My gift; my story

  • Posted on March 1, 2013 at 1:43 pm

It’s all I have to give. Time and again I have told my story. The little things wrong for so long. For a lifetime. The narrow escapes, the self-hatred, the anger. The not-belonging, the being drawn to the wrong gender group. The denial and punishment, often self-punishment. And until little more than two years ago I thought I was alone – or that everyone had these feelings. I repeated the story online, I repeated it to people I was close to, then to family, and to a psychiatrist who was in a position to refer me to further psychiatrists, who were in a position to make an adjudication. She is not mad.

It still hits me every time I listen to someone telling exactly the same story. Every close brush with suicide, every desperate coming-to-terms with the possibility that you cannot be loved ever again. Why? Why so many stories, like independent eye witnesses to something strange and unbelievable? Why are we not more readily believed? And if we are believed, why suddenly either welcomed or rejected? Why do we evoke such polarised reactions? Why are we either permitted into personal space or thrown out of it?

I went to see Cloud Atlas, directed by Lana Waschowski, who also co-directed The Matrix series with her brother.
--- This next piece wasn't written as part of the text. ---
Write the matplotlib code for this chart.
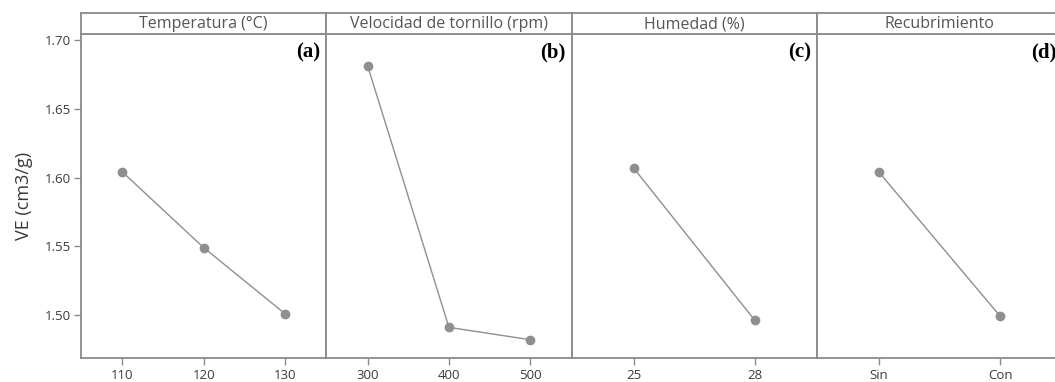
import matplotlib
matplotlib.use("Agg")
import matplotlib.pyplot as plt

# factor levels and mean VE for each factor
titles = ["Temperatura (°C)", "Velocidad de tornillo (rpm)", "Humedad (%)", "Recubrimiento"]
tags = ["(a)", "(b)", "(c)", "(d)"]
temp_levels = ["110", "120", "130"]
temp_ve = [1.604, 1.549, 1.501]
speed_levels = ["300", "400", "500"]
speed_ve = [1.681, 1.491, 1.482]
hum_levels = ["25", "28"]
hum_ve = [1.607, 1.496]
coat_levels = ["Sin", "Con"]
coat_ve = [1.604, 1.499]

levels = [temp_levels, speed_levels, hum_levels, coat_levels]
values = [temp_ve, speed_ve, hum_ve, coat_ve]

W, H = 1055, 382
fig = plt.figure(figsize=(W / 100, H / 100), dpi=100)

frame_col = "#8a8a8a"
mark_col = "#8f8f8f"
txt_col = "#3a3a3a"
font = "Open Sans"

left, panel_w = 81, 245.3
ax_top, ax_bot, strip_top = 34, 358, 13

for i in range(4):
    x0 = left + i * panel_w
    ax = fig.add_axes([x0 / W, (H - ax_bot) / H, panel_w / W, (ax_bot - ax_top) / H])
    n = len(levels[i])
    pos = list(range(n))
    ax.plot(pos, values[i], color=mark_col, lw=1.0, marker="o", ms=6,
            mfc=mark_col, mec=mark_col)
    ax.set_xlim(-0.51, n - 1 + 0.51)
    ax.set_ylim(1.4687, 1.7044)
    ax.set_xticks(pos)
    ax.set_xticklabels(levels[i], fontfamily=font, fontsize=9.5, color=txt_col)
    for s in ax.spines.values():
        s.set_color(frame_col)
        s.set_linewidth(1.3)
    ax.tick_params(axis="x", length=5, width=1, color=frame_col, pad=3)
    if i == 0:
        ax.set_yticks([1.50, 1.55, 1.60, 1.65, 1.70])
        ax.set_yticklabels(["1.50", "1.55", "1.60", "1.65", "1.70"],
                           fontfamily=font, fontsize=9.5, color=txt_col)
        ax.tick_params(axis="y", length=5, width=1, color=frame_col, pad=2)
        ax.set_ylabel("VE (cm3/g)", fontfamily=font, fontsize=13, color=txt_col, labelpad=9)
    else:
        ax.set_yticks([])
    ax.text(0.976, 0.975, tags[i], transform=ax.transAxes, ha="right", va="top",
            fontfamily="Liberation Serif", fontweight="bold", fontsize=15, color="black")

    # header strip with the factor name
    st = fig.add_axes([x0 / W, (H - ax_top) / H, panel_w / W, (ax_top - strip_top) / H])
    st.set_xticks([])
    st.set_yticks([])
    for s in st.spines.values():
        s.set_color(frame_col)
        s.set_linewidth(1.3)
    st.text(0.5, 0.47, titles[i], transform=st.transAxes, ha="center", va="center",
            fontfamily=font, fontsize=11.5, color="#555555")

fig.savefig("out.png", dpi=100)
Quite by chance, I turned up her You Tube acceptance speech at Human Rights Campaign. It’s half an hour, but it held me. It’s worth watching, because it is another story, very like mine. I shall never be famous, though I do hope that like her, I shall one day find a partner who loves me for all I am. But one thing she said rang true for me, and it is spoken in the film towards the end: ‘If I had remained invisible, the truth would have remained hidden, and I couldn’t allow that’ – and that there are some things we do for ourselves and some things we do for others. My loss of my private life may have value if in giving it up someone else understands.

I also met an old (work and family) friend this week for the first time in years, and for the first time since I stopped pretending the wrong gender was viable. I had been her manager for 17 years at work, and she recognised that I had always been different. It was interesting, because I was able to explain to her as best I could (knowing that she has heard and responded to the ‘other side of the [marital] story’ completely already) what it felt like to be only loved for pretending to be something you are not. If it had been her, she said would have thrown me out straight away! I hope now that there are doubts about that at least. And once again, I had told my story, and once again, the best part of it was that one more person has knowingly met a transsexual person, and will relate that to several more, and I hope, favourably. In Cloud Atlas Sonmi, a fabricant in futuristic New Seoul is facing execution for telling the truth. ‘What if no-one believes you?’ she is asked. ‘Someone already does’, she replies. You can repeat a prejudice, but you can’t untell the truth.

In my poem Shocking I related an event that changed everything. But it’s the words that I want to draw attention to, as a stocking, left belatedly on a radiator to dry, is presented in accusation:

No relief wrapped in a reply
can change this gift
this poison present.

The present (moment/thing given) is something needing to be unwrapped. It is poison (Gift is German for poison, and it alone was fatally toxic to my marriage), it is a gift that cannot be swapped for something more preferable. It is given. It is what it is. What can you do with that? This wasn’t a moment for saying: ‘yes darling; I’m a woman really. Isn’t that wonderful?’

Have I been also handed something toxic to others? Is being trans* a poisoned chalice? Or is it a gift indeed: an opportunity to bring others into this moment and to see things as they are, not as presumed; an awakening to reality being not what it seems? That in gender being an example, much more should be seen, not just believed as taught? Cloud Atlas was a healthy dose of sometimes being given an impossible task that can only influence at great distance and at great cost.

I had this awful and awesome sense this last week that I have been given something of great value. Why not, if the cost has been so high? That by being fully, confidently and assertively trans*, with a blog like this, frank poetry, and an imperviousness to opinion (well, mostly!) I have something very meaningful to present. It isn’t about being ‘worthy’ – I am not; it is about the need for trans* people to be seen, validated and present, not repressed, denied, disbelieved, othered or driven beyond despair.

People in general need to begin to understand that trans* people are equal, equally deserving, lovable and loving, as anyone. (OK, some, as any minority, as a result of treatment and reaction have huge chips on their shoulders – but understand why.) No, we shall never really be understood in the way we know ourselves, but by analogy, description and our stories, we can eventually become completely accepted. One day.

I am tired, really tired, of having always to be the one who understands why others find it so hard to live with people like me, not the other way round.

‘If I had found out you were “one of those”, I would have kicked you out straight away!’

I have a gift. I have a story. I hope you can now ask yourself: Why would you do that?

In the answer, wrapped in the reply, is not a poison (yuk! you make me one of those!) but a realisation about love and about personhood more widely. It is the beginning of unconditionality. And that, I believe, is worth finding.